Differential Total Electron Content (DTEC)

Joshua Albert
Over the past year, we have implemented an idea that is years in coming: non-diffractive tomographic ionospheric calibration. We begin with precisely calibrated Jones scalars in several dozen directions over the field of view on a time resolution of 30 seconds. From these we must accurately infer the differential total electron content (DTEC), that iniquitous physical quantity that provides a measure of the projected effect of the disturbing medium we call the ionosphere. We apply a recursive Bayesian method, which does a fair job of recovering physically meaningful DTEC. From these DTEC we use a novel probabilistic tomographic model to infer the DTEC for every moderately bright source in the field of view. The resulting images have inter-calibrator direction dependent errors equivalent to doubling the integration time. We call this a win! And, acknowledge there is room for improvement (think LOFAR2.0). An interesting result is the zoo of ionospheric screens.

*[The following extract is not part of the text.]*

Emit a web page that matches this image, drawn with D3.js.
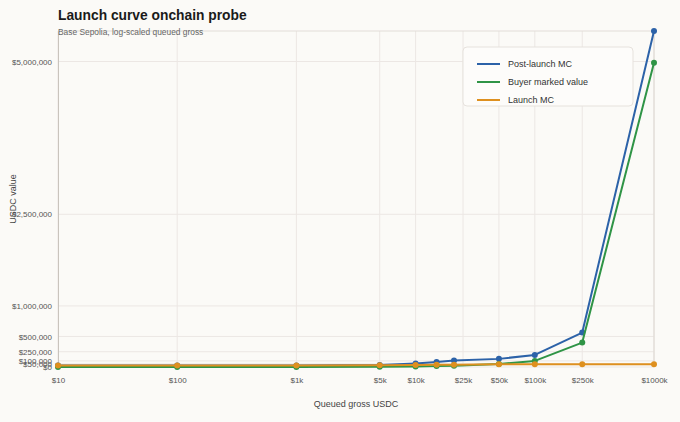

Figure 1: Inter-calibrator sources (~1 degree from nearest calibrator). Bottom row: image and calibration with LoTSS DR2 pipeline. Top row: with tomographic ionospheric calibration.
Figure 2: A zoo of reconstructed directionally referenced DTEC screens. Each panel is a DTEC screen with normalised scale. The posterior uncertainty in these DTEC screens is < 1 mTECU. The screens are randomly taken throughout the Lockman Hole deep data set from antennae at least 1~km from the reference antenna. They have been organised according to similar features ranging from simple gradients to wave-like structures, to rough nearly uncorrelated structures. The black star is the reference direction. The distance from the reference antenna is shown in the box.


Roberto Pizzo
TMSS (Telescope Manager Specification System) will be a brand-new software application for the specification, administration, and scheduling of LOFAR observations. it will enable the required support for LOFAR2.0 use cases, while also streamlining LOFAR operations and improving the adaptability and maintainability of software for future extensions.

The TMSS project has made progress in various areas. The web interface is now taking shape (see figures). It is already possible to view and edit cycles, projects and tasks, and soon it will be possible to specify a complete scheduling unit (the combination of observations, pipelines and quality assurance plots) in one go. Through TMSS it is now possible to run a full scheduling unit (specified in the backend) and a concrete start has been made with dynamic scheduling, a revolutionary system that will automatically determine the observing schedule.

Work is in progress to complete the observing chain by adding the specification of ingest jobs. While work will continue on dynamic scheduling, frontend, and backend, a test version of TMSS will be installed coming October for commissioning purposes. According to the current planning, TMSS will be put in production in June 2021, at the start of cycle 16.